Harsh heat and a lack of rain in Russia have killed half of the crop in some hard-hit areas. The slump in production in one of the world’s most fertile breadbaskets has pushed prices up 62% since early June, and last month saw the biggest and fastest increase since 1959.

Wheat prices, which briefly rose above $7 a bushel on Monday, are at their highest level since September 2008, the year when low supplies of the grain fueled a global food crisis that led to riots in several countries.

“That’s a massive increase in a very short time frame,” said Terry Roggensack, an agriculture specialist at the Hightower Report, a Chicago-based commodities firm. “It is a scramble period.”

While prices are still well below the levels of 2008 and global stockpiles are much stronger than they were two years ago, the specter of the 2008 shortage looms large, particularly for countries that can’t depend on their own production.

This weekend, Egypt, the world’s largest wheat importer, bought 180,000 metric tons of wheat, its second purchase in the past two weeks and more than it had initially planned. China is warning local businesses against grain hoarding. In India, officials have allowed once-plentiful stockpiles to rot in fields, leaving many people hungry and driving up local prices.

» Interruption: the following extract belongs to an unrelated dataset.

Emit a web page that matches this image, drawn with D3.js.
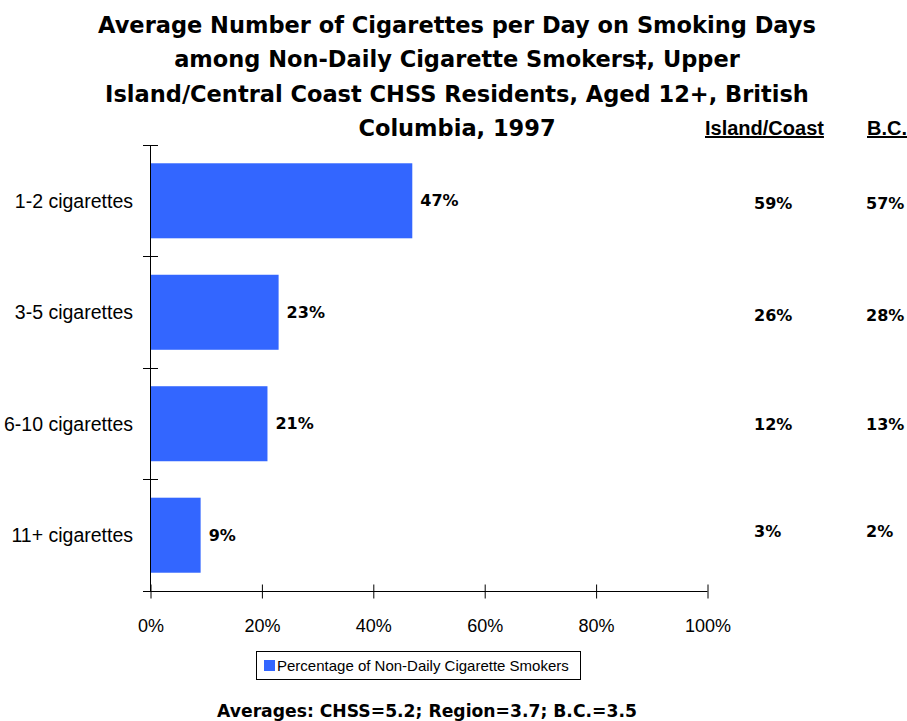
<!DOCTYPE html>
<html>
<head>
<meta charset="utf-8">
<script src="https://cdn.jsdelivr.net/npm/d3@7"></script>
<style>
  html, body { margin: 0; padding: 0; background: #fff; }
  svg { display: block; font-family: "Liberation Sans", Arial, sans-serif; }
</style>
</head>
<body>
<svg id="chart" width="907" height="721"></svg>
<script>
const titleLines = [
  "Average Number of Cigarettes per Day on Smoking Days",
  "among Non-Daily Cigarette Smokers\u2021, Upper",
  "Island/Central Coast CHSS Residents, Aged 12+, British",
  "Columbia, 1997"
];
const categories = ["1-2 cigarettes", "3-5 cigarettes", "6-10 cigarettes", "11+ cigarettes"];
const chssValues = [47, 23, 21, 9];
const islandCoastValues = [59, 26, 12, 3];
const bcValues = [57, 28, 13, 2];
const xTicks = [0, 20, 40, 60, 80, 100];
const columnHeaders = ["Island/Coast", "B.C."];
const legendLabel = "Percentage of Non-Daily Cigarette Smokers";
const footnote = "Averages: CHSS=5.2; Region=3.7; B.C.=3.5";

const svg = d3.select("#chart");
const barColor = "#3366FF";
const boldFont = "'DejaVu Sans', Verdana, sans-serif";

const x = d3.scaleLinear().domain([0, 100]).range([150.5, 707.5]);
const yTop = 145, yBot = 591;
const y = d3.scaleBand().domain(categories).range([yTop, yBot]).paddingInner(0.327).paddingOuter(0.164);
const yCol = d3.scalePoint().domain(categories).range([203, 531]);

// Title
svg.append("g").selectAll("text").data(titleLines).join("text")
  .attr("x", 457).attr("y", (d, i) => 33 + i * 34.3)
  .attr("text-anchor", "middle")
  .attr("font-family", boldFont)
  .attr("font-size", 22.5).attr("font-weight", "bold").attr("fill", "#000")
  .text(d => d);

// Bars
svg.append("g").selectAll("rect").data(chssValues).join("rect")
  .attr("x", x(0)).attr("y", (d, i) => y(categories[i]))
  .attr("width", d => x(d) - x(0)).attr("height", y.bandwidth())
  .attr("fill", barColor);

// Y axis (line + boundary ticks crossing)
const step = y.step();
const g = svg.append("g").attr("stroke", "#000").attr("stroke-width", 1);
g.append("line").attr("x1", 150.5).attr("x2", 150.5).attr("y1", yTop).attr("y2", yBot);
const boundaries = d3.range(categories.length).map(i => yTop + i * step);
g.selectAll("line.yt").data(boundaries).join("line").attr("class", "yt")
  .attr("x1", 143).attr("x2", 158).attr("y1", d => Math.round(d) + 0.5).attr("y2", d => Math.round(d) + 0.5);

// X axis
const xAxis = d3.axisBottom(x).tickValues(xTicks).tickFormat(d => d + "%").tickSize(0).tickPadding(0);
const xg = svg.append("g").attr("transform", `translate(0,${yBot + 0.5})`).call(xAxis);
xg.select(".domain").remove();
xg.append("line").attr("x1", 143).attr("x2", x(100)).attr("y1", 0).attr("y2", 0).attr("stroke", "#000");
xg.selectAll(".tick").append("line").attr("y1", -7).attr("y2", 7).attr("stroke", "#000");
xg.selectAll(".tick text").attr("y", 28).attr("font-size", 18).attr("fill", "#000")
  .attr("font-family", "Liberation Sans, Arial, sans-serif");

// Category labels
svg.append("g").selectAll("text").data(categories).join("text")
  .attr("x", 133).attr("y", d => y(d) + y.bandwidth() / 2)
  .attr("dy", "0.35em").attr("text-anchor", "end")
  .attr("font-size", 19.5).attr("fill", "#000").text(d => d);

// Value labels
svg.append("g").selectAll("text").data(chssValues).join("text")
  .attr("x", d => x(d) + 8).attr("y", (d, i) => y(categories[i]) + y.bandwidth() / 2)
  .attr("dy", "0.35em").attr("font-family", boldFont)
  .attr("font-size", 16).attr("font-weight", "bold").attr("fill", "#000")
  .text(d => d + "%");

// Column headers
const headerX = [705, 867];
svg.append("g").selectAll("text").data(columnHeaders).join("text")
  .attr("x", (d, i) => headerX[i]).attr("y", 135)
  .attr("font-size", 20).attr("font-weight", "bold").attr("fill", "#000")
  .attr("text-decoration", "underline")
  .text(d => d);

// Comparison columns
const colX = [754, 866];
[islandCoastValues, bcValues].forEach((vals, c) => {
  svg.append("g").selectAll("text").data(vals).join("text")
    .attr("x", colX[c]).attr("y", (d, i) => yCol(categories[i]) + (i === 1 || i === 2 ? 3 : 0))
    .attr("dy", "0.35em").attr("font-family", boldFont)
    .attr("font-size", 16).attr("font-weight", "bold").attr("fill", "#000")
    .text(d => d + "%");
});

// Legend
const lg = svg.append("g");
lg.append("rect").attr("x", 256.5).attr("y", 651.5).attr("width", 324).attr("height", 28)
  .attr("fill", "#fff").attr("stroke", "#000").attr("stroke-width", 1);
lg.append("rect").attr("x", 264).attr("y", 660).attr("width", 11).attr("height", 11).attr("fill", barColor);
lg.append("text").attr("x", 277).attr("y", 666).attr("dy", "0.35em")
  .attr("font-size", 15).attr("fill", "#000").text(legendLabel);

// Footnote
svg.append("text").attr("x", 427).attr("y", 717).attr("text-anchor", "middle")
  .attr("font-family", boldFont)
  .attr("font-size", 17.2).attr("font-weight", "bold").attr("fill", "#000").text(footnote);
</script>
</body>
</html>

All are seeking to avoid a repeat of 2008, when Egypt, Haiti and Pakistan were among countries hit by riots over rising food costs. At one point, the World Bank said higher commodity costs had pushed up food prices 83% in three years. Commodity prices plunged amid the darkest days of the financial crisis later that year and in 2009. But even then, some analysts predicted a food crisis would return when the economy recovered.

Russia’s troubles are having an even bigger impact in part because many of the world’s wheat exporters have experienced some crop problems. Big exporters like Canada have struggled with excessive rains, while Australia has battled locusts. Patches of wheat-growing regions in the European Union also have been struck by drought.